TASK:
Output the material below unchanged, apart from leaving out the pictures.

=-=-=-=-=

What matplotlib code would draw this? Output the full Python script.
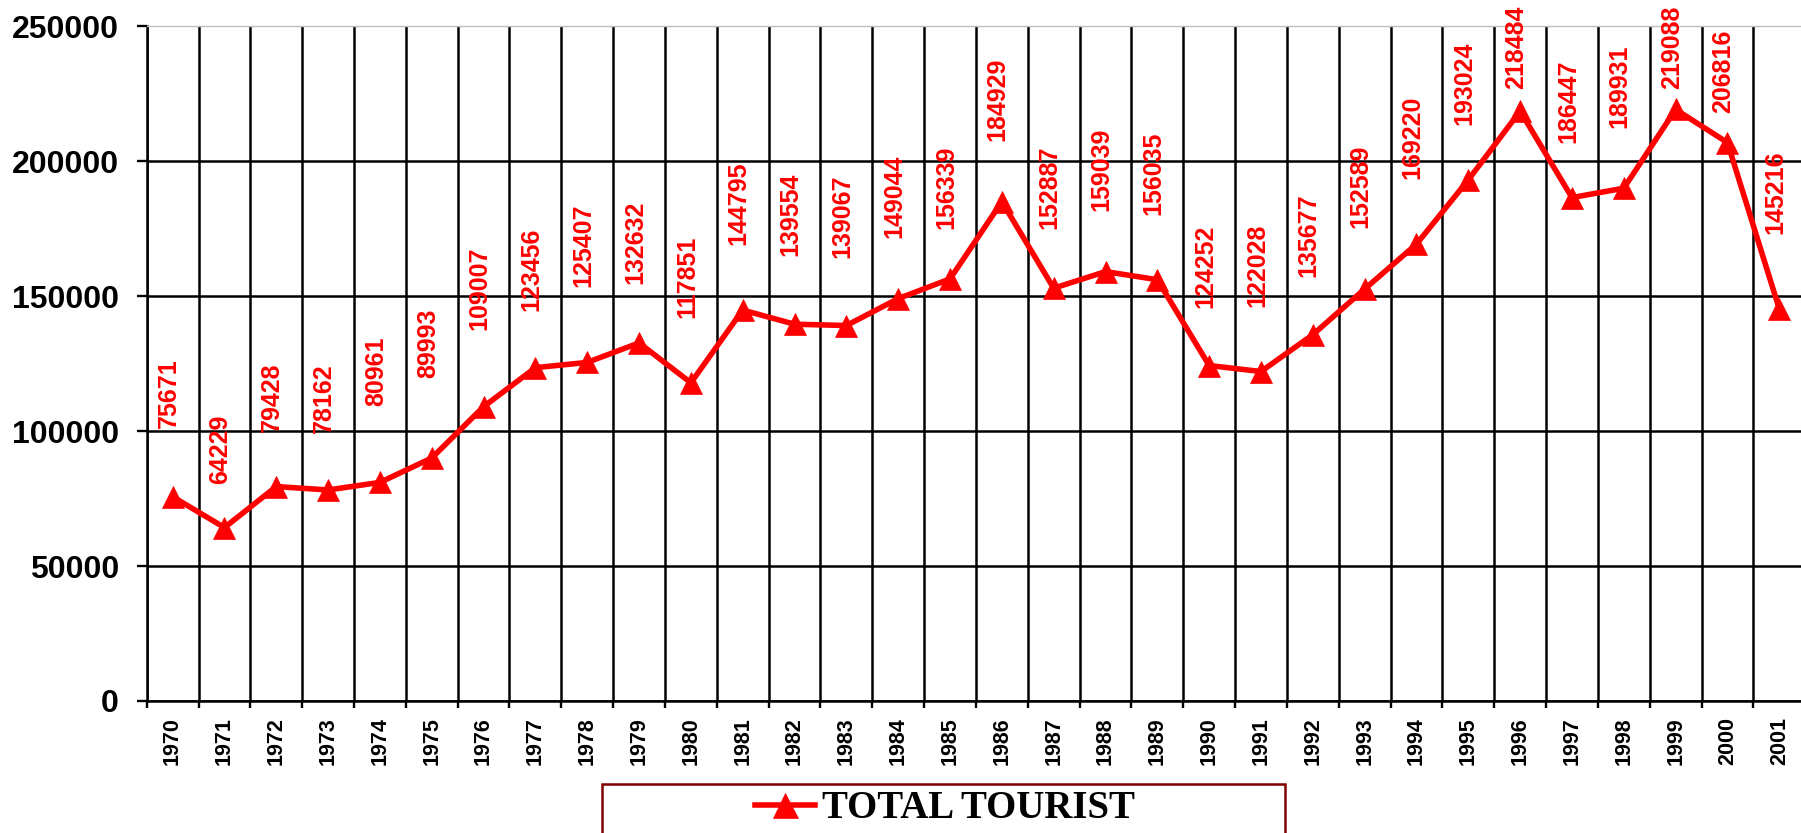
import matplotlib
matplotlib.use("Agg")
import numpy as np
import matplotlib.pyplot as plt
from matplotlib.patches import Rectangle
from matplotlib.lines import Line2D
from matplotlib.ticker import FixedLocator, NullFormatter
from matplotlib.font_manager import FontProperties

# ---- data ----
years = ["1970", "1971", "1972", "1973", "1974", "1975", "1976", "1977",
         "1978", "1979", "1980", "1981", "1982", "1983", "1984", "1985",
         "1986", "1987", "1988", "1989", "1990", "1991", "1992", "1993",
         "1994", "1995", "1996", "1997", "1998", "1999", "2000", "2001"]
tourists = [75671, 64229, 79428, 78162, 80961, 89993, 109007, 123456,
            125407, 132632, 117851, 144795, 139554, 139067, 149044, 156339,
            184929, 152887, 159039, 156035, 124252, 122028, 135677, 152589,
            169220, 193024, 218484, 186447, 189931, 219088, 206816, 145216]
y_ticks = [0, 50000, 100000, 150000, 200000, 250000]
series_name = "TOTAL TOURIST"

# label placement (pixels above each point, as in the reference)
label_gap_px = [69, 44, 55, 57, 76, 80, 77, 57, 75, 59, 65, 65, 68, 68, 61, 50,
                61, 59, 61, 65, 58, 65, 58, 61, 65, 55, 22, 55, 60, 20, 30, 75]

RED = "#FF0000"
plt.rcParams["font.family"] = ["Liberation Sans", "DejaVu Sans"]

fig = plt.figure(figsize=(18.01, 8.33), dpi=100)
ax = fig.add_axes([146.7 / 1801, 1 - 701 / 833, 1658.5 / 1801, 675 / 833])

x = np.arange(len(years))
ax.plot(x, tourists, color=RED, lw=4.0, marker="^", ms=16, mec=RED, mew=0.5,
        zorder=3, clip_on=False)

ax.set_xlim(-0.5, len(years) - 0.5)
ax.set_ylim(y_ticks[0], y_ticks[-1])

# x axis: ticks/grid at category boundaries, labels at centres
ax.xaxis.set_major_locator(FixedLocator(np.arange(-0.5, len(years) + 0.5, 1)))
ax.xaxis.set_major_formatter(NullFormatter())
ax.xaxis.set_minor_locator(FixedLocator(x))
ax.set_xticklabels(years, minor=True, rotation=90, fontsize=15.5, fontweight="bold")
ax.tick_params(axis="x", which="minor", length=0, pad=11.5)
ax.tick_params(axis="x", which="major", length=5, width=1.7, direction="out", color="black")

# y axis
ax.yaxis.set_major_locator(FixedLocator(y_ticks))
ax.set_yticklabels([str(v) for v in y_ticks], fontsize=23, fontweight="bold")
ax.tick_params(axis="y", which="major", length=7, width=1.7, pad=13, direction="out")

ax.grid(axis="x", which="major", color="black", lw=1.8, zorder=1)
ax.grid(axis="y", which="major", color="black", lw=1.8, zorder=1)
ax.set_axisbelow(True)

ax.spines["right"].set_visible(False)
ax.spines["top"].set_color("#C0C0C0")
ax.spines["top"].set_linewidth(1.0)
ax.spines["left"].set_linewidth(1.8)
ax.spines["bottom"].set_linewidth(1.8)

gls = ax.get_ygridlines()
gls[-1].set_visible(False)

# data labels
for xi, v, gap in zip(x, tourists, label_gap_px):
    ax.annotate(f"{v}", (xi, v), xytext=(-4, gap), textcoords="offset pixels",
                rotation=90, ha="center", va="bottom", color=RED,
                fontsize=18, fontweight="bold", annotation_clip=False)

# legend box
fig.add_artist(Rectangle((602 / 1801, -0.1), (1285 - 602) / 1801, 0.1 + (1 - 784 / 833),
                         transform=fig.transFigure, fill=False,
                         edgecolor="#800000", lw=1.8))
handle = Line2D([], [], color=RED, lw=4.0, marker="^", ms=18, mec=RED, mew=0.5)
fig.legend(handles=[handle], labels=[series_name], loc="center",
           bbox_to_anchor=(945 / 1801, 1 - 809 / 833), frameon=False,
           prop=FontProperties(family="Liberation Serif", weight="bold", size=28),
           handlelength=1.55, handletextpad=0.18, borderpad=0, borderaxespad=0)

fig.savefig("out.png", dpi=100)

=-=-=-=-=

IN RESPONSE:
What matplotlib code would draw this? Output the full Python script.
import matplotlib
matplotlib.use("Agg")
import numpy as np
import matplotlib.pyplot as plt
from matplotlib.patches import Rectangle
from matplotlib.lines import Line2D
from matplotlib.ticker import FixedLocator, NullFormatter
from matplotlib.font_manager import FontProperties

# ---- data ----
years = ["1970", "1971", "1972", "1973", "1974", "1975", "1976", "1977",
         "1978", "1979", "1980", "1981", "1982", "1983", "1984", "1985",
         "1986", "1987", "1988", "1989", "1990", "1991", "1992", "1993",
         "1994", "1995", "1996", "1997", "1998", "1999", "2000", "2001"]
tourists = [75671, 64229, 79428, 78162, 80961, 89993, 109007, 123456,
            125407, 132632, 117851, 144795, 139554, 139067, 149044, 156339,
            184929, 152887, 159039, 156035, 124252, 122028, 135677, 152589,
            169220, 193024, 218484, 186447, 189931, 219088, 206816, 145216]
y_ticks = [0, 50000, 100000, 150000, 200000, 250000]
series_name = "TOTAL TOURIST"

# label placement (pixels above each point, as in the reference)
label_gap_px = [69, 44, 55, 57, 76, 80, 77, 57, 75, 59, 65, 65, 68, 68, 61, 50,
                61, 59, 61, 65, 58, 65, 58, 61, 65, 55, 22, 55, 60, 20, 30, 75]

RED = "#FF0000"
plt.rcParams["font.family"] = ["Liberation Sans", "DejaVu Sans"]

fig = plt.figure(figsize=(18.01, 8.33), dpi=100)
ax = fig.add_axes([146.7 / 1801, 1 - 701 / 833, 1658.5 / 1801, 675 / 833])

x = np.arange(len(years))
ax.plot(x, tourists, color=RED, lw=4.0, marker="^", ms=16, mec=RED, mew=0.5,
        zorder=3, clip_on=False)

ax.set_xlim(-0.5, len(years) - 0.5)
ax.set_ylim(y_ticks[0], y_ticks[-1])

# x axis: ticks/grid at category boundaries, labels at centres
ax.xaxis.set_major_locator(FixedLocator(np.arange(-0.5, len(years) + 0.5, 1)))
ax.xaxis.set_major_formatter(NullFormatter())
ax.xaxis.set_minor_locator(FixedLocator(x))
ax.set_xticklabels(years, minor=True, rotation=90, fontsize=15.5, fontweight="bold")
ax.tick_params(axis="x", which="minor", length=0, pad=11.5)
ax.tick_params(axis="x", which="major", length=5, width=1.7, direction="out", color="black")

# y axis
ax.yaxis.set_major_locator(FixedLocator(y_ticks))
ax.set_yticklabels([str(v) for v in y_ticks], fontsize=23, fontweight="bold")
ax.tick_params(axis="y", which="major", length=7, width=1.7, pad=13, direction="out")

ax.grid(axis="x", which="major", color="black", lw=1.8, zorder=1)
ax.grid(axis="y", which="major", color="black", lw=1.8, zorder=1)
ax.set_axisbelow(True)

ax.spines["right"].set_visible(False)
ax.spines["top"].set_color("#C0C0C0")
ax.spines["top"].set_linewidth(1.0)
ax.spines["left"].set_linewidth(1.8)
ax.spines["bottom"].set_linewidth(1.8)

gls = ax.get_ygridlines()
gls[-1].set_visible(False)

# data labels
for xi, v, gap in zip(x, tourists, label_gap_px):
    ax.annotate(f"{v}", (xi, v), xytext=(-4, gap), textcoords="offset pixels",
                rotation=90, ha="center", va="bottom", color=RED,
                fontsize=18, fontweight="bold", annotation_clip=False)

# legend box
fig.add_artist(Rectangle((602 / 1801, -0.1), (1285 - 602) / 1801, 0.1 + (1 - 784 / 833),
                         transform=fig.transFigure, fill=False,
                         edgecolor="#800000", lw=1.8))
handle = Line2D([], [], color=RED, lw=4.0, marker="^", ms=18, mec=RED, mew=0.5)
fig.legend(handles=[handle], labels=[series_name], loc="center",
           bbox_to_anchor=(945 / 1801, 1 - 809 / 833), frameon=False,
           prop=FontProperties(family="Liberation Serif", weight="bold", size=28),
           handlelength=1.55, handletextpad=0.18, borderpad=0, borderaxespad=0)

fig.savefig("out.png", dpi=100)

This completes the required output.